Below is a forward pass and partly implemented backward pass of back propagation of a neural network :
import numpy as np
def sigmoid(z):
return 1 / (1 + np.exp(-z))
X_train = np.asarray([[1,1], [0,0]]).T
Y_train = np.asarray([[1], [0]]).T
hidden_size = 2
output_size = 1
learning_rate = 0.1
forward propagation
w1 = np.random.randn(hidden_size, 2) * 0.1
b1 = np.zeros((hidden_size, 1))
w2 = np.random.randn(output_size, hidden_size) * 0.1
b2 = np.zeros((output_size, 1))
Z1 = np.dot(w1, X_train) + b1
A1 = sigmoid(Z1)
Z2 = np.dot(w2, A1) + b2
A2 = sigmoid(Z2)
derivativeA2 = A2 * (1 - A2)
derivativeA1 = A1 * (1 - A1)
first steps of back propagation
error = (A2 - Y_train)
dA2 = error / derivativeA2
dZ2 = np.multiply(dA2, derivativeA2)
What is the intuition behind :
error = (A2 - Y_train)
dA2 = error / derivativeA2
dZ2 = np.multiply(dA2, derivativeA2)
I understand error is the difference between the current prediction A2 and actual values Y_train.

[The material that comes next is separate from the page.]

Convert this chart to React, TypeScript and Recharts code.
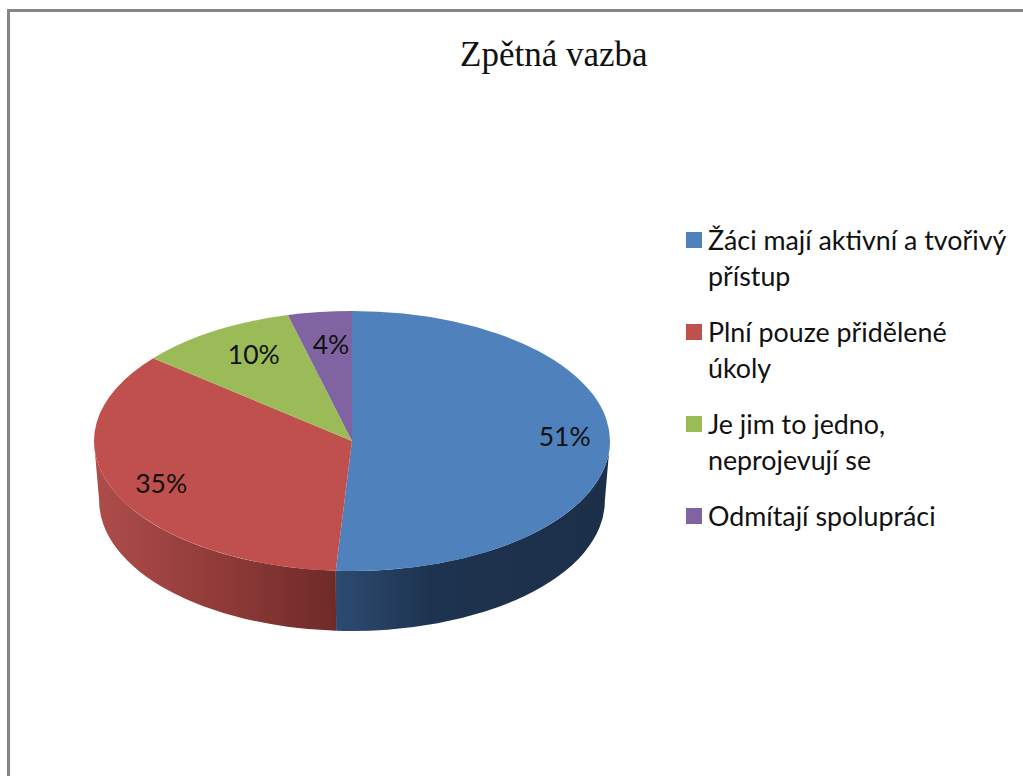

But why divide this error by the derivative of A2 and then multiply the result of error / derivativeA2 by derivativeA2 ? What is intuition behind this ?
These expressions are indeed confusing:
derivativeA2 = A2 * (1 - A2)
error = (A2 - Y_train)
dA2 = error / derivativeA2
... because error doesn't have a meaning on its own. At this point, the goal is compute the derivative of the cross-entropy loss, which has this formula:
dA2 = (A2 - Y_train) / (A2 * (1 - A2))
See these lecture notes (formula 6) for the derivation. It just happens that the previous operation is sigmoid and its derivative is A2 * (1 - A2). That's why this expression is used again to compute dZ2 (formula 7).
But if you had a different loss function (say, L2) or a different squeeze layer, then A2 * (1 - A2) wouldn't be reused. These are different nodes in the computational graph.